Por: Sara Salazar
En los últimos años se ha instalado una narrativa curiosa, casi celebratoria, “las mujeres ya no buscan la aprobación masculina”. Se repite como un mantra en redes sociales, en ciertos círculos académicos y, por supuesto, en la industria cultural que se aprovecha de cada moda ideológica para vender empoderamiento en frasco plástico. Pero vale la pena detenerse y observar con un poco más de rigor lo que realmente está ocurriendo detrás de este eslogan emancipador.
Para empezar, la afirmación parte de una premisa falsa, que la aprobación masculina ha sido históricamente una especie de yugo patriarcal del cual las mujeres debían deshacerse. Esta lectura simplista pasa por alto una verdad olvidada, toda sociedad funciona a partir de aprobaciones mutuas, expectativas compartidas y formas de reconocimiento entre hombres y mujeres. La búsqueda de aprobación de los padres, de la pareja, de la comunidad no es una opresión, sino una característica humana elemental.

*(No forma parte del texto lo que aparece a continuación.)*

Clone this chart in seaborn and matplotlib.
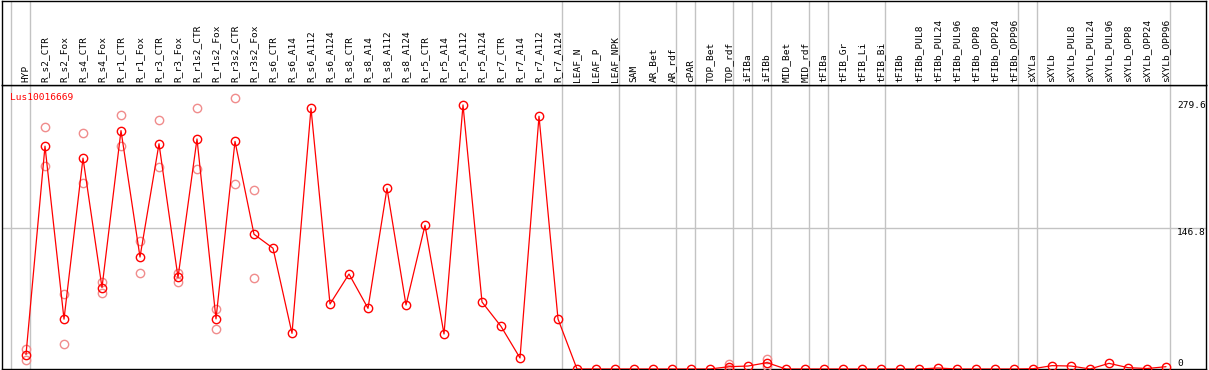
import matplotlib
matplotlib.use("Agg")
import matplotlib.pyplot as plt
import matplotlib.transforms as mtransforms
import numpy as np
import pandas as pd
import seaborn as sns

# dados
gene = "Lus10016669"

samples = [
    "HYP", "R_s2_CTR", "R_s2_Fox", "R_s4_CTR", "R_s4_Fox", "R_r1_CTR", "R_r1_Fox",
    "R_r3_CTR", "R_r3_Fox", "R_r1s2_CTR", "R_r1s2_Fox", "R_r3s2_CTR", "R_r3s2_Fox",
    "R_s6_CTR", "R_s6_A14", "R_s6_A112", "R_s6_A124", "R_s8_CTR", "R_s8_A14",
    "R_s8_A112", "R_s8_A124", "R_r5_CTR", "R_r5_A14", "R_r5_A112", "R_r5_A124",
    "R_r7_CTR", "R_r7_A14", "R_r7_A112", "R_r7_A124", "LEAF_N", "LEAF_P", "LEAF_NPK",
    "SAM", "AR_Bet", "AR_rdf", "cPAR", "TOP_Bet", "TOP_rdf", "iFIBa", "iFIBb",
    "MID_Bet", "MID_rdf", "tFIBa", "tFIB_Gr", "tFIB_Li", "tFIB_Bi", "tFIBb",
    "tFIBb_PUL8", "tFIBb_PUL24", "tFIBb_PUL96", "tFIBb_OPP8", "tFIBb_OPP24",
    "tFIBb_OPP96", "sXYLa", "sXYLb", "sXYLb_PUL8", "sXYLb_PUL24", "sXYLb_PUL96",
    "sXYLb_OPP8", "sXYLb_OPP24", "sXYLb_OPP96",
]

means = [
    15.0, 232.5, 52.0, 220.0, 85.0, 248.7, 116.8, 235.0, 95.5, 240.0, 52.3, 237.5, 140.6,
    126.0, 37.2, 272.0, 67.8, 99.1, 63.3, 188.5, 66.8, 149.9, 36.5, 275.5, 69.9,
    44.5, 11.5, 263.7, 52.2, 0.0, 0.0, 0.0,
    0.0, 0.0, 0.0, 0.0, 0.0, 2.4, 3.1, 6.6,
    0.0, 0.0, 0.0, 0.0, 0.0, 0.0, 0.0,
    0.0, 1.0, 0.0, 0.0, 0.0, 0.0, 0.3, 3.5, 3.1, 0.0, 5.9, 1.4, 0.5, 2.4,
]

# replicas (circulos claros)
rep_samples = [
    "HYP", "HYP", "R_s2_CTR", "R_s2_CTR", "R_s2_Fox", "R_s2_Fox", "R_s4_CTR", "R_s4_CTR",
    "R_s4_Fox", "R_s4_Fox", "R_r1_CTR", "R_r1_CTR", "R_r1_Fox", "R_r1_Fox",
    "R_r3_CTR", "R_r3_CTR", "R_r3_Fox", "R_r3_Fox", "R_r1s2_CTR", "R_r1s2_CTR",
    "R_r1s2_Fox", "R_r1s2_Fox", "R_r3s2_CTR", "R_r3s2_CTR", "R_r3s2_Fox", "R_r3s2_Fox",
    "TOP_rdf", "TOP_rdf", "iFIBb", "iFIBb",
]
rep_values = [
    20.5, 9.4, 253.0, 211.8, 78.3, 25.7, 245.9, 194.4,
    90.4, 79.6, 264.7, 232.7, 133.9, 99.8,
    259.5, 210.4, 99.8, 91.1, 272.0, 208.3,
    62.9, 41.7, 282.4, 192.7, 186.5, 94.6,
    4.9, 0.0, 10.0, 3.2,
]

# tamanho de cada grupo de amostras (linhas cinzas entre grupos)
group_sizes = [1, 28, 3, 3, 1, 2, 1, 1, 2, 1, 3, 7, 1, 7]

ytick_values = [0, 146.8, 279.6]
ytick_labels = ["0", "146.8", "279.6"]

RED = "#ff0000"
PINK = "#f08c8c"
GRAY = "#c3c3c3"


def main():
    sns.set_style("white")
    plt.rcParams["font.family"] = ["DejaVu Sans Mono"]
    fs = 6.8

    W, H = 1209, 370
    fig = plt.figure(figsize=(W / 100, H / 100), dpi=100)

    left = 2 / W
    width = 1204 / W
    ax = fig.add_axes([left, 1 / H, width, 284 / H])
    hax = fig.add_axes([left, 285 / H, width, 84 / H], sharex=ax)

    pos = {s: i for i, s in enumerate(samples)}
    df = pd.DataFrame({"x": np.arange(len(samples)), "y": means})
    reps = pd.DataFrame({"x": [pos[s] for s in rep_samples], "y": rep_values})

    # replicas
    sns.lineplot(data=reps, x="x", y="y", estimator=None, ax=ax, linestyle="",
                 marker="o", markersize=6, markerfacecolor="none",
                 markeredgecolor=PINK, markeredgewidth=1.0, color=PINK, zorder=3)
    # medias
    sns.lineplot(data=df, x="x", y="y", estimator=None, ax=ax, color=RED, linewidth=0.9,
                 marker="o", markersize=6, markerfacecolor="none",
                 markeredgecolor=RED, markeredgewidth=1.0, zorder=4)

    ax.set_xlim(-1.263, 62.105)
    ax.set_ylim(0, 296.3)

    # separadores de grupo
    breaks = [-1] + list(np.cumsum(group_sizes) - 1)
    for b in breaks:
        for a in (ax, hax):
            a.axvline(b + 0.226, color=GRAY, lw=1.0, zorder=1)

    ax.axhline(ytick_values[1], color=GRAY, lw=1.0, zorder=1)

    # rotulos do eixo da direita
    offsets = [6, -4.5, -4.5]
    for v, lab, off in zip(ytick_values, ytick_labels, offsets):
        ax.annotate(lab, xy=(60.58, v), xytext=(0, off * 0.72), textcoords="offset points",
                    ha="left", va="center", fontsize=fs, color="black",
                    annotation_clip=False, zorder=5)

    ax.annotate(gene, xy=(0, 1), xycoords="axes fraction", xytext=(8 * 0.72, -12 * 0.72),
                textcoords="offset points", ha="left", va="center", fontsize=fs, color=RED)

    # nomes das amostras no cabecalho
    trans = mtransforms.blended_transform_factory(hax.transData, hax.transAxes)
    for i, s in enumerate(samples):
        hax.text(i, 0.03, s, rotation=90, ha="center", va="bottom", fontsize=fs,
                 color="black", transform=trans)

    for a in (ax, hax):
        a.set_xticks([])
        a.set_yticks([])
        a.set_xlabel("")
        a.set_ylabel("")
        for sp in a.spines.values():
            sp.set_visible(True)
            sp.set_color("black")
            sp.set_linewidth(1.0)

    fig.savefig("out.png", dpi=100)
    plt.close(fig)


if __name__ == "__main__":
    main()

La negación de esta realidad no libera, desconecta.
Lo que sí ha caducado, y eso conviene decirlo sin rodeos, es la idea de que las relaciones entre hombres y mujeres se basan en complementariedad. Hoy se propone un modelo donde la mujer solo se realiza cuando se desentiende del hombre, cuando demuestra que no lo necesita, cuando su autonomía se mide en función de cuánta distancia pueda poner entre su identidad y la masculina. Esta cultura del recelo permanente no empodera a nadie; simplemente destruye los puentes que sostienen la vida social.
Paradójicamente, mientras se pregona la “independencia total”, lo que vemos es una dependencia cada vez mayor, dependencia emocional de la opinión de desconocidos en redes sociales, dependencia ideológica de teorías prefabricadas y, sobre todo, una dependencia profunda del elogio institucional que exige sacrificios simbólicos a cambio de aceptación femenina. Se abandona la aprobación masculina para caer en la aprobación del colectivo, igual de normativo y mucho menos sincero.

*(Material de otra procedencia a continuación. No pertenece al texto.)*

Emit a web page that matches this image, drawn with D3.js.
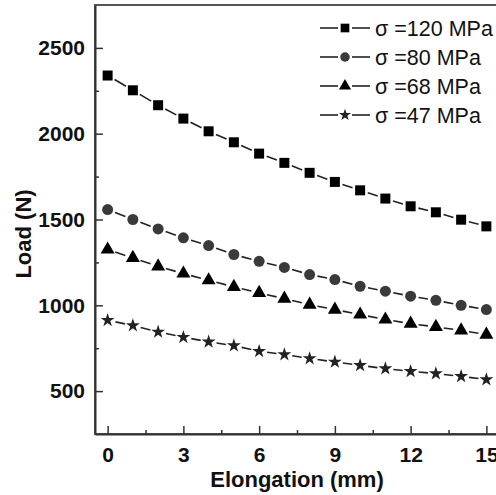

El resultado es una generación que confunde libertad con aislamiento y que celebra como conquista lo que en la práctica es una ruptura de vínculos. Decir que la aprobación masculina ha caducado es, en el fondo, otra forma de decir que los hombres estorban, que sus expectativas no importan, que su presencia es prescindible. Y eso no es progreso, es resentimiento envuelto en discurso emancipador.

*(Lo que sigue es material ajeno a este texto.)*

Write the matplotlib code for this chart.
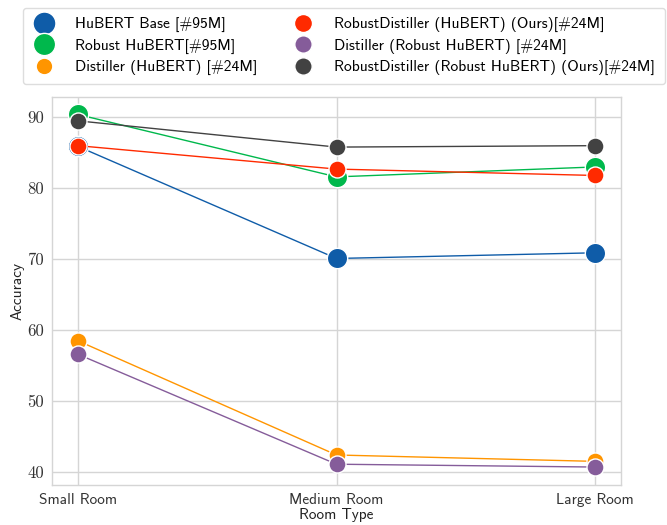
import matplotlib
matplotlib.use("Agg")
import matplotlib.pyplot as plt
from matplotlib.lines import Line2D

categories = ["Small Room", "Medium Room", "Large Room"]
series_names = [
    "HuBERT Base [#95M]",
    "Robust HuBERT[#95M]",
    "Distiller (HuBERT) [#24M]",
    "RobustDistiller (HuBERT) (Ours)[#24M]",
    "Distiller (Robust HuBERT) [#24M]",
    "RobustDistiller (Robust HuBERT) (Ours)[#24M]",
]
hubert_base = [85.9, 70.1, 70.9]
robust_hubert = [90.4, 81.6, 83.0]
distiller_hubert = [58.5, 42.4, 41.5]
robustdistiller_hubert = [86.0, 82.7, 81.8]
distiller_robust = [56.6, 41.1, 40.7]
robustdistiller_robust = [89.5, 85.8, 86.0]
values = [hubert_base, robust_hubert, distiller_hubert,
          robustdistiller_hubert, distiller_robust, robustdistiller_robust]
y_ticks = [40, 50, 60, 70, 80, 90]

colors = ["#0F5CA8", "#00B84C", "#FF9500", "#FF2A00", "#855C9A", "#424242"]
msizes = [215, 215, 150, 150, 150, 150]
leg_ms = [16.5, 16, 12, 13, 12.5, 12.5]

plt.rcParams['axes.unicode_minus'] = False
fig = plt.figure(figsize=(6.67, 5.25), dpi=100)
ax = fig.add_axes([52/667, 1-484.5/525, 569/667, 387.5/525])
ax.set_facecolor("white")
x = list(range(len(categories)))
order = [2, 4, 1, 5, 0, 3]
for z, i in enumerate(order):
    ax.plot(x, values[i], color=colors[i], lw=1.0, zorder=3 + 2*z)
    ax.scatter(x, values[i], s=msizes[i], color=colors[i], edgecolor="white",
               linewidth=1.0, zorder=4 + 2*z)

ax.set_xlim(-0.1, 2.1)
ax.set_ylim(38.24, 92.86)
ax.set_xticks(x)
ax.set_xticklabels(categories, fontfamily="cmss10", fontsize=11)
ax.set_yticks(y_ticks)
ax.set_yticklabels([str(v) for v in y_ticks], fontfamily="cmr10", fontsize=12)
ax.grid(True, color="#d5d5d5", lw=1.0, zorder=0)
ax.set_axisbelow(True)
for s in ax.spines.values():
    s.set_color("#d5d5d5")
    s.set_linewidth(1.0)
ax.tick_params(length=0, pad=6, colors="#333333")
ax.set_xlabel("Room Type", fontfamily="cmss10", fontsize=11, labelpad=1, color="#222222")
ax.set_ylabel("Accuracy", fontfamily="cmss10", fontsize=11, labelpad=2, color="#222222")

handles = [Line2D([], [], ls="none", marker="o", markersize=leg_ms[i],
                  markerfacecolor=colors[i], markeredgecolor="white", markeredgewidth=1.0)
           for i in range(6)]
leg = fig.legend(handles, series_names, ncol=2, loc="upper left",
                 bbox_to_anchor=(23/667, 1-8/525), borderaxespad=0,
                 prop={"family": "cmss10", "size": 11.2},
                 frameon=True, borderpad=0.6, labelspacing=0.4, handletextpad=1.25,
                 columnspacing=2.2, handlelength=1.5, fancybox=True)
leg.get_frame().set_edgecolor("#d5d5d5")
fig.savefig("out.png", dpi=100)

Si algo debería caducar, en realidad, es la idea de que hombres y mujeres deben enfrentarse como si el reconocimiento mutuo fuera una batalla de poder. La auténtica libertad no consiste en dejar de buscar la aprobación del otro, sino en elegir a quién vale la pena dársela y de quién vale la pena recibirla. Todo lo demás es propaganda disfrazada de revolución.